The central government may, by notification, require aggregators to contribute not less than one percent and up to two percent of their annual turnover to the Social Security Fund. This contribution is subject to a cap: it may not exceed five percent of the total amount payable by the aggregator to its gig and platform workers in a year. The floor and ceiling are set by central government notification, giving the government flexibility to calibrate the rate by industry or platform type. The contributions fund government welfare schemes covering life and disability insurance, health and maternity benefits, old-age protection, and other social security measures to be notified. The fund will be administered by a board whose composition and governance structure are prescribed under the Code.
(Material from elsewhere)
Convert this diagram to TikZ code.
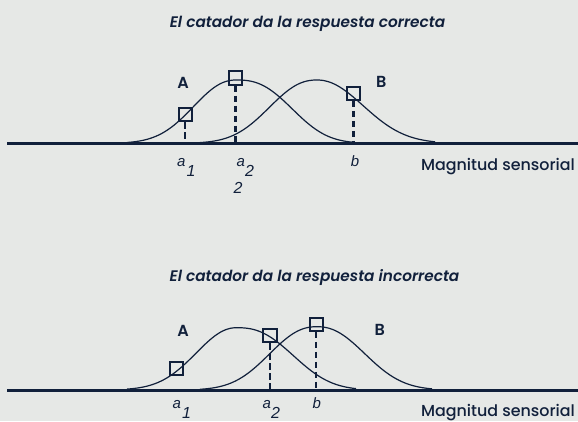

The 90-Day and 120-Day Eligibility Rules

Gig workers become eligible for social security benefits upon completing a minimum engagement threshold. A worker who has been engaged with a single aggregator for at least 90 days in the preceding 12 months qualifies. If the worker operates across multiple platforms, the qualifying threshold is 120 cumulative days, with engagement days aggregated across all aggregators: working for three aggregators on the same day counts as three separate days of engagement. This aggregation mechanism is significant for multi-platform workers in the gig economy who divide their working time between competing apps. Registration for the scheme is the worker's responsibility: every gig or platform worker above the age of 16 must self-register on a designated central portal using Aadhaar-linked credentials. Until workers register, they cannot access benefits even if their aggregator has contributed to the fund on their behalf.
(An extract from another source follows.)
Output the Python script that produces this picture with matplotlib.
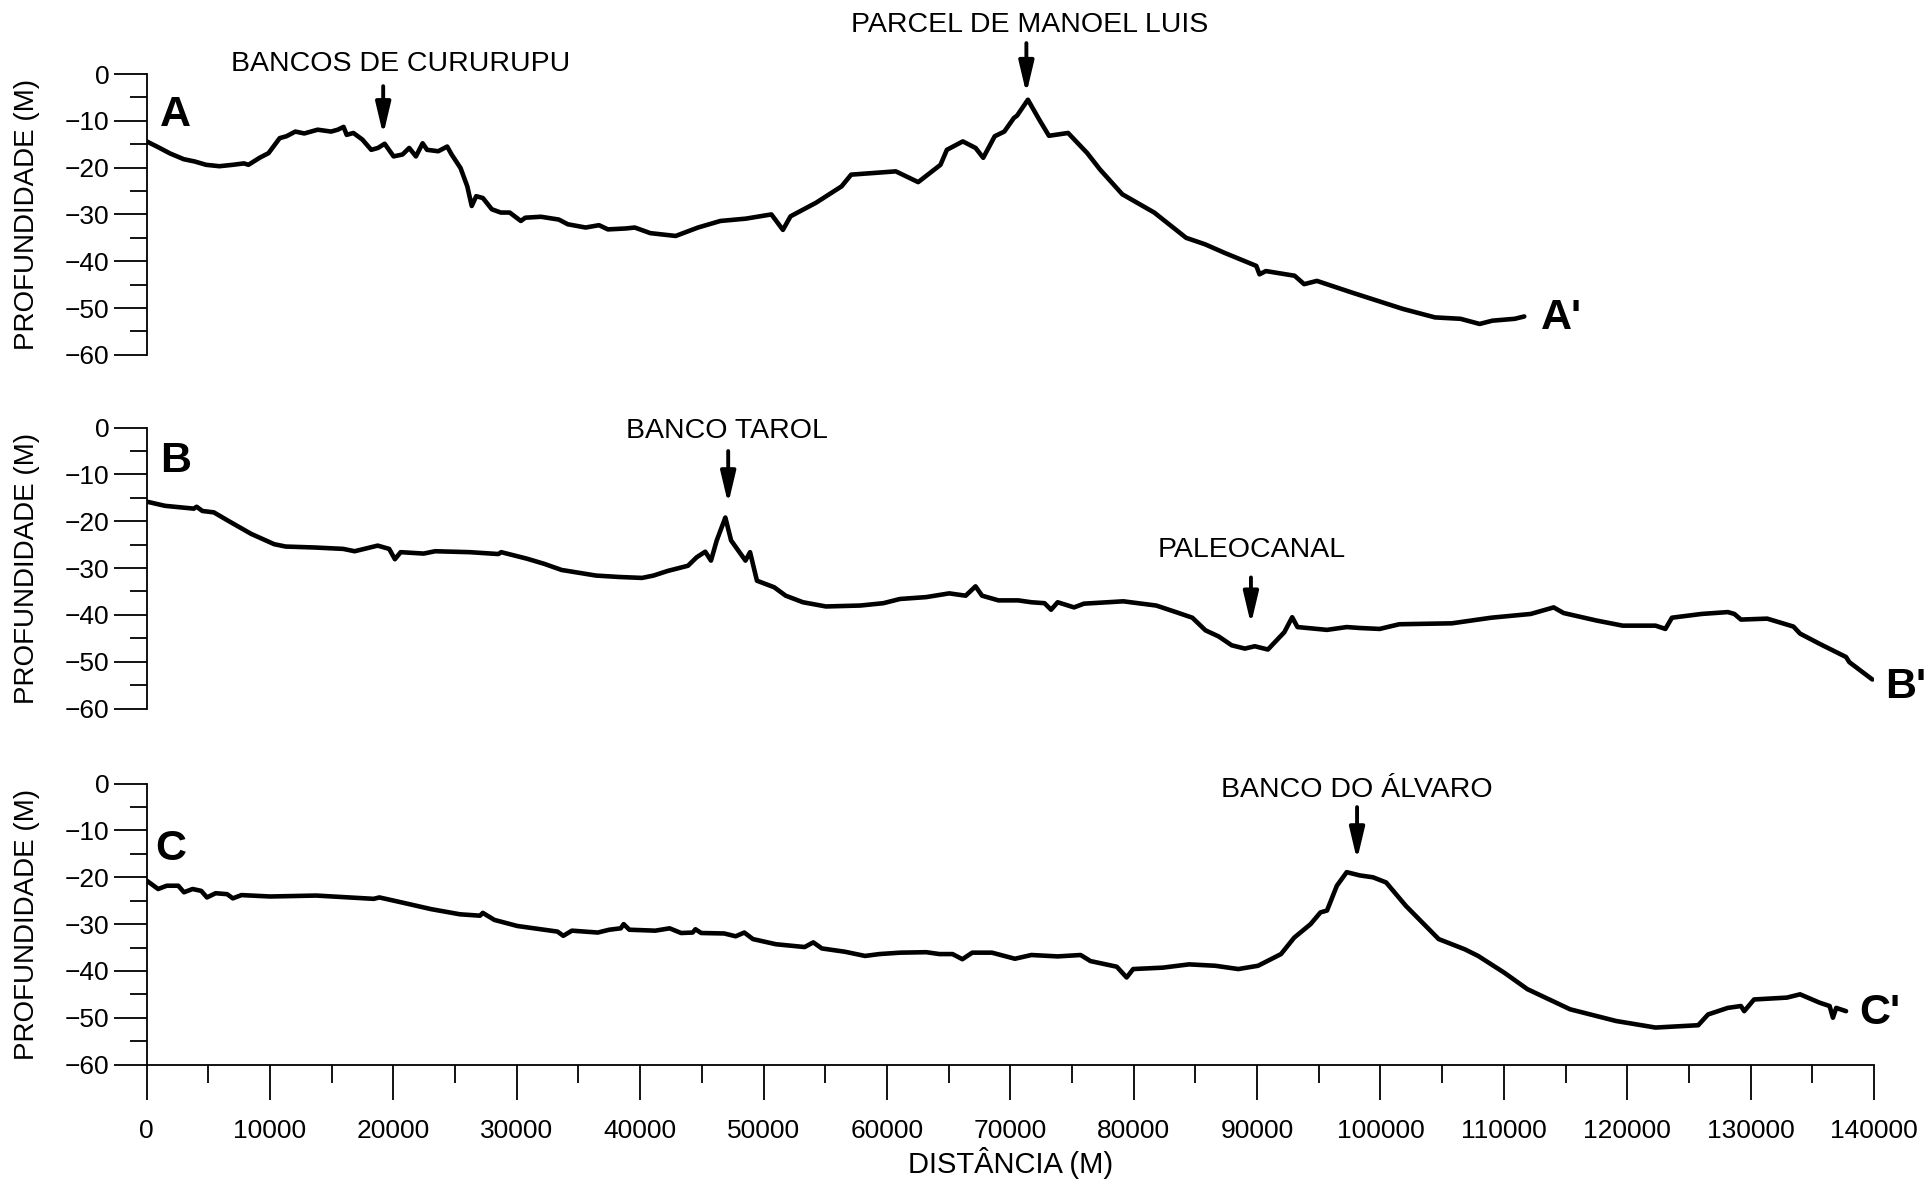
import matplotlib.pyplot as plt
from matplotlib.ticker import MultipleLocator

# perfil A
dist_a = [0, 832, 1918, 3004, 3909, 4814, 5899, 6985, 7890, 8252, 9157, 9881, 10785, 11328,
          12052, 12776, 13862, 14948, 15490, 15961, 16214, 16757, 17481, 18205, 18748, 19290,
          20014, 20738, 21281, 21824, 22367, 22729, 23634, 24358, 24719, 25443, 25986, 26348,
          26710, 27253, 27977, 28701, 29425, 30330, 30691, 31958, 33406, 34130, 35578, 36663,
          37387, 38835, 39559, 40825, 42879, 44689, 46499, 48568, 50636, 51567, 52187, 54256,
          56324, 57100, 59168, 60719, 62529, 64339, 64856, 66148, 67183, 67803, 68734, 69510,
          70285, 70544, 71423, 72354, 73130, 74681, 76232, 77267, 79077, 81662, 84247, 85798,
          87350, 89935, 90193, 90710, 93038, 93813, 94847, 97692, 101828, 104414, 106482,
          108033, 109068, 110878, 111653]
prof_a = [-14.4, -15.5, -17.0, -18.2, -18.7, -19.4, -19.7, -19.4, -19.1, -19.4, -17.9, -16.9,
          -13.7, -13.3, -12.3, -12.7, -11.9, -12.3, -11.9, -11.3, -13.0, -12.6, -14.0, -16.2,
          -15.8, -14.9, -17.6, -17.2, -15.8, -17.6, -14.8, -16.2, -16.5, -15.5, -17.2, -20.1,
          -24.0, -28.2, -26.1, -26.5, -28.9, -29.6, -29.6, -31.4, -30.7, -30.5, -31.1, -32.1,
          -32.8, -32.3, -33.2, -33.0, -32.8, -34.0, -34.6, -32.8, -31.4, -30.9, -30.0, -33.3,
          -30.4, -27.5, -24.0, -21.5, -21.1, -20.8, -23.1, -19.4, -16.2, -14.4, -15.8, -17.9,
          -13.3, -12.3, -9.4, -8.9, -5.5, -9.8, -13.2, -12.6, -16.9, -20.4, -25.7, -29.6,
          -35.0, -36.4, -38.2, -41.0, -42.8, -42.1, -43.1, -44.9, -44.2, -46.7, -50.2, -52.0,
          -52.3, -53.4, -52.7, -52.3, -51.8]

# perfil B
dist_b = [0, 1490, 3819, 4052, 4518, 5449, 6614, 8477, 10340, 11272, 13600, 15929, 16861,
          18724, 19655, 20121, 20587, 22450, 23381, 26176, 28505, 28738, 30834, 32231, 33628,
          36423, 38286, 40149, 41080, 42245, 43875, 44574, 45273, 45738, 46204, 46903, 47368,
          48533, 48905, 49464, 50862, 51793, 53190, 55054, 57848, 59711, 61054, 63184, 65048,
          66379, 67178, 67710, 69041, 70639, 71704, 72769, 73301, 73834, 75166, 75964, 79159,
          81821, 83418, 84750, 85815, 86879, 87944, 89009, 89808, 90873, 92204, 92843, 93270,
          95665, 97263, 98328, 99926, 101523, 105783, 108978, 112173, 114037, 114836, 117498,
          119628, 122290, 123089, 123621, 126018, 128147, 128680, 129212, 131342, 133472,
          134004, 135602, 137732, 137998, 139862]
prof_b = [-15.8, -16.7, -17.3, -16.9, -17.8, -18.1, -19.9, -22.7, -24.9, -25.4, -25.6, -25.9,
          -26.4, -25.2, -25.9, -28.1, -26.6, -26.9, -26.4, -26.6, -27.0, -26.6, -28.0, -29.1,
          -30.4, -31.6, -31.9, -32.1, -31.6, -30.6, -29.5, -27.7, -26.5, -28.4, -24.1, -19.2,
          -24.1, -28.4, -26.6, -32.7, -34.1, -35.9, -37.3, -38.2, -38.0, -37.5, -36.6, -36.2,
          -35.4, -35.9, -33.9, -35.9, -36.9, -36.9, -37.3, -37.5, -38.9, -37.3, -38.4, -37.6,
          -37.1, -38.0, -39.4, -40.6, -43.3, -44.6, -46.5, -47.2, -46.7, -47.4, -43.7, -40.5,
          -42.6, -43.2, -42.6, -42.8, -43.0, -42.0, -41.8, -40.6, -39.8, -38.4, -39.6, -41.2,
          -42.3, -42.3, -43.0, -40.6, -39.8, -39.4, -39.8, -41.0, -40.8, -42.5, -44.0, -46.2,
          -49.0, -50.1, -53.8]

# perfil C
dist_c = [0, 932, 1630, 2562, 3027, 3726, 4425, 4890, 5589, 6521, 6987, 7685, 10014, 13740,
          18398, 18864, 20727, 23055, 25384, 27015, 27247, 28179, 30042, 33302, 33768, 34467,
          36563, 37494, 38426, 38659, 39124, 41220, 42385, 43316, 44248, 44481, 44946, 46809,
          47741, 48440, 49138, 51002, 53330, 54029, 54728, 56591, 58221, 59385, 61054, 63184,
          64250, 65314, 66113, 66912, 68510, 70373, 71704, 73834, 75698, 76496, 78626, 79425,
          79957, 82354, 84484, 86613, 88477, 90075, 91938, 93003, 94334, 95133, 95665, 96464,
          97263, 98328, 99393, 100458, 102055, 104718, 106848, 107913, 110043, 111907, 115368,
          119095, 122290, 125751, 126550, 128147, 129212, 129478, 130277, 132939, 134004,
          135602, 136400, 136667, 136933, 137732]
prof_c = [-20.7, -22.5, -21.8, -21.8, -23.2, -22.5, -22.9, -24.3, -23.4, -23.6, -24.5, -23.8,
          -24.1, -23.9, -24.6, -24.3, -25.4, -26.8, -27.9, -28.2, -27.6, -29.1, -30.4, -31.6,
          -32.5, -31.4, -31.8, -31.2, -30.9, -30.0, -31.2, -31.4, -30.9, -31.9, -31.8, -31.1,
          -31.9, -32.0, -32.6, -31.8, -33.2, -34.3, -34.9, -33.9, -35.2, -35.9, -36.8, -36.4,
          -36.1, -36.0, -36.4, -36.4, -37.5, -36.1, -36.1, -37.4, -36.6, -36.9, -36.6, -37.9,
          -39.1, -41.4, -39.6, -39.3, -38.6, -38.9, -39.6, -38.9, -36.4, -32.9, -30.0, -27.5,
          -27.1, -21.8, -18.9, -19.6, -20.0, -21.1, -26.1, -33.2, -35.4, -36.8, -40.4, -43.9,
          -48.2, -50.7, -52.1, -51.6, -49.3, -47.9, -47.5, -48.6, -46.1, -45.7, -45.0, -46.8,
          -47.5, -50.0, -47.9, -48.6]

xticks = list(range(0, 140001, 10000))
yticks = [0, -10, -20, -30, -40, -50, -60]

perfis = [
    ('A', "A'", dist_a, prof_a, (1100, -8.7), (113000, -52.1)),
    ('B', "B'", dist_b, prof_b, (1100, -7.1), (140900, -55.3)),
    ('C', "C'", dist_c, prof_c, (700, -14.0), (138800, -48.9)),
]

# (painel, texto, x texto, y texto, x seta, y cauda, y ponta)
notas = [
    (0, 'BANCOS DE CURURUPU', 20560, 2.1, 19172, -2.6, -13.0),
    (0, 'PARCEL DE MANOEL LUIS', 71600, 10.5, 71300, 6.6, -4.2),
    (1, 'BANCO TAROL', 47000, -0.8, 47133, -5.0, -16.3),
    (1, 'PALEOCANAL', 89600, -26.2, 89500, -32.0, -42.0),
    (2, 'BANCO DO ÁLVARO', 98100, -1.3, 98100, -5.0, -16.3),
]

plt.rcParams['font.family'] = ['Liberation Sans', 'DejaVu Sans']

fig = plt.figure(figsize=(19.32, 11.84), dpi=100)
bottoms = [0.7003, 0.4016, 0.1009]
axes = []
for i, (let, let2, d, p, pos1, pos2) in enumerate(perfis):
    ax = fig.add_axes([0.0759, bottoms[i], 0.8941, 0.2372])
    ax.plot(d, p, color='black', lw=3.3, solid_joinstyle='round', solid_capstyle='round')
    ax.set_xlim(0, 140000)
    ax.set_ylim(-60, 0)
    for s in ['top', 'right']:
        ax.spines[s].set_visible(False)
    ax.spines['left'].set_linewidth(1.3)
    ax.yaxis.set_minor_locator(MultipleLocator(5))
    ax.set_yticks(yticks)
    ax.tick_params(axis='y', which='major', direction='out', length=24, width=1.3, pad=3,
                   labelsize=19)
    ax.tick_params(axis='y', which='minor', direction='out', length=12, width=1.3)
    ax.set_ylabel('PROFUNDIDADE (M)', fontsize=20)
    if i < 2:
        ax.spines['bottom'].set_visible(False)
        ax.set_xticks([])
        ax.xaxis.set_minor_locator(plt.NullLocator())
    else:
        ax.spines['bottom'].set_linewidth(1.3)
        ax.set_xticks(xticks)
        ax.xaxis.set_minor_locator(MultipleLocator(5000))
        ax.tick_params(axis='x', which='major', direction='out', length=25, width=1.3, pad=14,
                       labelsize=19)
        ax.tick_params(axis='x', which='minor', direction='out', length=13, width=1.3)
        ax.set_xlabel('DISTÂNCIA (M)', fontsize=21, labelpad=3)
    ax.text(pos1[0], pos1[1], let, fontsize=31, fontweight='bold', ha='left', va='center')
    ax.text(pos2[0], pos2[1], let2, fontsize=31, fontweight='bold', ha='left', va='center',
            clip_on=False)
    axes.append(ax)

for k, txt, tx, ty, ax_x, y0, y1 in notas:
    ax = axes[k]
    ax.text(tx, ty, txt, fontsize=20.5, ha='center', va='center', clip_on=False)
    ax.annotate('', xy=(ax_x, y1), xytext=(ax_x, y0),
                arrowprops=dict(arrowstyle='-|>,head_length=1.9,head_width=0.45',
                                lw=2.8, color='black', mutation_scale=10,
                                shrinkA=0, shrinkB=0))

for ax in axes:
    ax.yaxis.set_label_coords(-0.062, 0.5)

fig.savefig('out.png', dpi=100)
What Aggregators Must Do to Comply

Aggregator obligations under the Code go beyond the financial contribution. The platform must maintain accurate and up-to-date records of the number of gig and platform workers it engages, the amounts paid to them, the number of days each worker was active, and information needed for the worker's registration on the central portal. Aggregators must share this data with the relevant authority and ensure the information fed into the system is accurate, since the eligibility calculation for each worker depends on engagement records the platform controls. Non-compliance with contribution, registration facilitation, or record-keeping obligations attracts penalties under the Code, including monetary fines and, for persistent non-compliance, further enforcement action under the applicable rules.

Practical Takeaways

The gig worker provisions represent a meaningful expansion of India's social security net but also a significant compliance burden for aggregator platforms. Gig platforms should audit whether their internal worker classification aligns with the Code's definitions, since the contribution obligation attaches to gig and platform workers by definition, not by the label the platform places on the relationship. Platforms should also build systems to track per-worker engagement days, a metric most platforms do not formally record in the way the Code requires. Workers currently active on gig platforms should check whether the central portal for self-registration is operational in their state, register promptly once it is, and ensure their Aadhaar details are accurate. The social security framework under the Labour Codes represents the government's intent to extend at least a baseline of protection to India's estimated 8 to 9 million gig workers, and the April 2026 implementation date makes compliance a current operational matter, not a future concern.